— Dataset content —
━━━━━━━━━━━━━━━━

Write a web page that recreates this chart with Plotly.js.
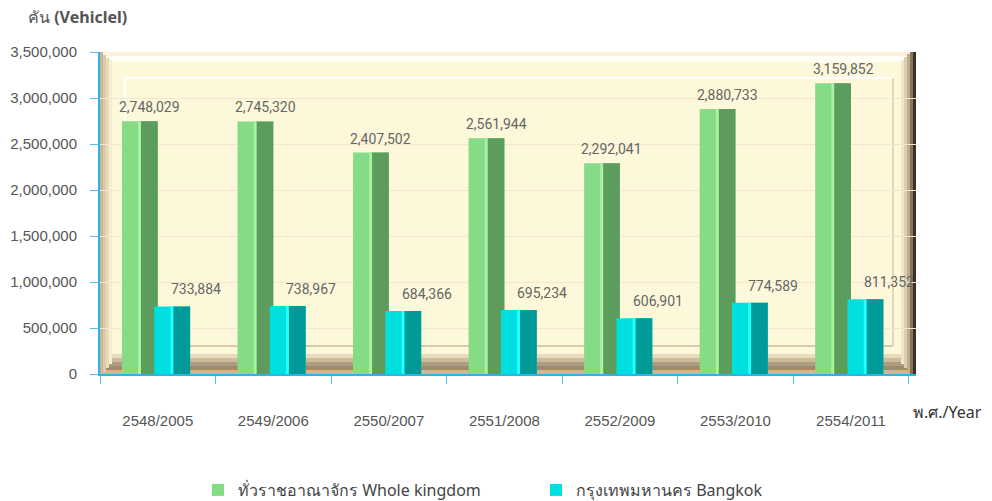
<!DOCTYPE html>
<html>
<head>
<meta charset="utf-8">
<script src="https://cdn.plot.ly/plotly-3.0.1.min.js"></script>
<style>html,body{margin:0;padding:0;background:#fff;}#chart{width:992px;height:501px;}</style>
</head>
<body>
<div id="chart"></div>
<script>
const categories = ["2548/2005","2549/2006","2550/2007","2551/2008","2552/2009","2553/2010","2554/2011"];
const wholeKingdom = [2748029, 2745320, 2407502, 2561944, 2292041, 2880733, 3159852];
const bangkok = [733884, 738967, 684366, 695234, 606901, 774589, 811352];
const seriesNames = ["ทั่วราชอาณาจักร Whole kingdom", "กรุงเทพมหานคร Bangkok"];
const yTickVals = [0, 500000, 1000000, 1500000, 2000000, 2500000, 3000000, 3500000];

const W = 992, H = 501;
const M = {l: 100, r: 76, t: 52, b: 127};
const PW = W - M.l - M.r, PH = H - M.t - M.b;
// pixel -> paper helpers for frame decoration
const px = x => (x - M.l) / PW;
const py = y => (H - M.b - y) / PH;
function rect(x0, y0, x1, y1, color) {
  return {type: 'rect', xref: 'paper', yref: 'paper', x0: px(x0), x1: px(x1), y0: py(y1), y1: py(y0),
    fillcolor: color, line: {width: 0}, layer: 'below'};
}
function line(x0, y0, x1, y1, color, w) {
  return {type: 'line', xref: 'paper', yref: 'paper', x0: px(x0), x1: px(x1), y0: py(y0), y1: py(y1),
    line: {color: color, width: w || 1}, layer: 'below'};
}

const shapes = [
  // top bevel
  rect(100, 52, 916, 56, '#FBF1DC'),
  rect(100, 56, 916, 62, '#FFFDF4'),
  // bottom bevel
  rect(100, 354, 916, 358, '#E9DCBE'),
  rect(100, 358, 916, 362, '#CDBC9A'),
  rect(100, 362, 916, 366, '#AE9D7F'),
  rect(100, 366, 916, 370, '#9C8B70'),
  rect(100, 370, 916, 374, '#C9B999'),
  // left bevel
  rect(100, 52, 103, 374, '#C9B898'),
  rect(103, 55, 106, 372, '#DCCBAA'),
  rect(106, 58, 109, 368, '#EADBBB'),
  rect(109, 60, 112, 364, '#F6EDD2'),
  // right bevel
  rect(913, 52, 916, 374, '#3A3024'),
  rect(910, 52, 913, 374, '#85765E'),
  rect(907, 54, 910, 372, '#BCAD8F'),
  rect(904, 57, 907, 368, '#DCCFB1'),
  rect(901, 60, 904, 364, '#EFE6CC'),
  // inner raised panel
  line(125, 78, 893, 78, '#FFFFFF', 2),
  line(125, 78, 125, 345, '#FFFFFF', 2),
  line(125, 346, 893, 346, '#D9C9A6', 2),
  line(893, 78, 893, 346, '#E4D6B8', 2)
];

// bar geometry in category units (one category = 1)
const bw = 0.31;
function face(y, name, color, offset, width, legend) {
  return {type: 'bar', x: categories, y: y, name: name, showlegend: legend, offset: offset, width: width,
    marker: {color: color, line: {width: 0}}, hoverinfo: 'skip'};
}
const traces = [
  face(wholeKingdom, seriesNames[0], '#86DB86', -bw, bw, true),
  face(wholeKingdom, seriesNames[0], '#5C9C5C', -bw + 0.163, bw - 0.163, false),
  face(wholeKingdom, seriesNames[0], '#A8F3A2', -bw + 0.14, 0.025, false),
  face(bangkok, seriesNames[1], '#00DFDF', -0.03, bw, true),
  face(bangkok, seriesNames[1], '#009A98', -0.03 + 0.163, bw - 0.163, false),
  face(bangkok, seriesNames[1], '#22FFFF', -0.03 + 0.14, 0.025, false)
];

const labelFont = {family: 'Roboto, "Liberation Sans", sans-serif', size: 14, color: '#666666'};
const annotations = [];
categories.forEach((c, i) => {
  annotations.push({x: c, y: wholeKingdom[i], xref: 'x', yref: 'y', text: wholeKingdom[i].toLocaleString('en-US'),
    showarrow: false, xshift: -8, yshift: 14, yanchor: 'middle', font: labelFont});
  annotations.push({x: c, y: bangkok[i], xref: 'x', yref: 'y', text: bangkok[i].toLocaleString('en-US'),
    showarrow: false, xshift: 38, yshift: 17, yanchor: 'middle', font: labelFont});
});
annotations.push({text: 'คัน <b>(Vehiclel)</b>', xref: 'paper', yref: 'paper', x: px(26), y: py(17),
  xanchor: 'left', yanchor: 'middle', showarrow: false,
  font: {family: '"Noto Sans", "Liberation Sans", sans-serif', size: 16, color: '#555555'}});
annotations.push({text: 'พ.ศ./Year', xref: 'paper', yref: 'paper', x: px(911), y: py(412),
  xanchor: 'left', yanchor: 'middle', showarrow: false,
  font: {family: '"Noto Sans", "Liberation Sans", sans-serif', size: 16, color: '#333333'}});

const layout = {
  width: W, height: H,
  margin: M,
  paper_bgcolor: '#FFFFFF',
  plot_bgcolor: '#FDF8DA',
  barmode: 'overlay',
  showlegend: true,
  legend: {orientation: 'h', xref: 'container', yref: 'container', x: 198 / W, y: 1 - 490 / H,
    xanchor: 'left', yanchor: 'middle', entrywidth: 293, itemwidth: 30, tracegroupgap: 0,
    font: {family: '"Noto Sans", "Liberation Sans", sans-serif', size: 16, color: '#444444'}},
  xaxis: {type: 'category', tickson: 'boundaries', ticks: 'outside', ticklen: 8, tickcolor: '#4FC3F0',
    showline: true, linecolor: '#2DB4E6', linewidth: 2, showgrid: false, ticklabelstandoff: 32,
    tickfont: {family: '"Liberation Sans", Arial, sans-serif', size: 15, color: '#555555'}},
  yaxis: {range: [0, 3500000], tickvals: yTickVals, tickformat: ',d', ticks: 'outside', ticklen: 8,
    tickcolor: '#4FC3F0', showline: true, linecolor: '#2DB4E6', linewidth: 2,
    showgrid: true, gridcolor: '#F6E4CE', gridwidth: 1, zeroline: false, ticklabelstandoff: 10,
    tickfont: {family: '"Liberation Sans", Arial, sans-serif', size: 15, color: '#555555'}},
  shapes: shapes,
  annotations: annotations
};

Plotly.newPlot('chart', traces, layout, {displayModeBar: false, staticPlot: true});
</script>
</body>
</html>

━━━━━━━━━━━━━━━━

— Goal —
With all pictures left out, please transcribe exactly the lines from the start of the material through the line with "2500000, 3000000, 3500000];".

— Solution below —
Write a web page that recreates this chart with Plotly.js.
<!DOCTYPE html>
<html>
<head>
<meta charset="utf-8">
<script src="https://cdn.plot.ly/plotly-3.0.1.min.js"></script>
<style>html,body{margin:0;padding:0;background:#fff;}#chart{width:992px;height:501px;}</style>
</head>
<body>
<div id="chart"></div>
<script>
const categories = ["2548/2005","2549/2006","2550/2007","2551/2008","2552/2009","2553/2010","2554/2011"];
const wholeKingdom = [2748029, 2745320, 2407502, 2561944, 2292041, 2880733, 3159852];
const bangkok = [733884, 738967, 684366, 695234, 606901, 774589, 811352];
const seriesNames = ["ทั่วราชอาณาจักร Whole kingdom", "กรุงเทพมหานคร Bangkok"];
const yTickVals = [0, 500000, 1000000, 1500000, 2000000, 2500000, 3000000, 3500000];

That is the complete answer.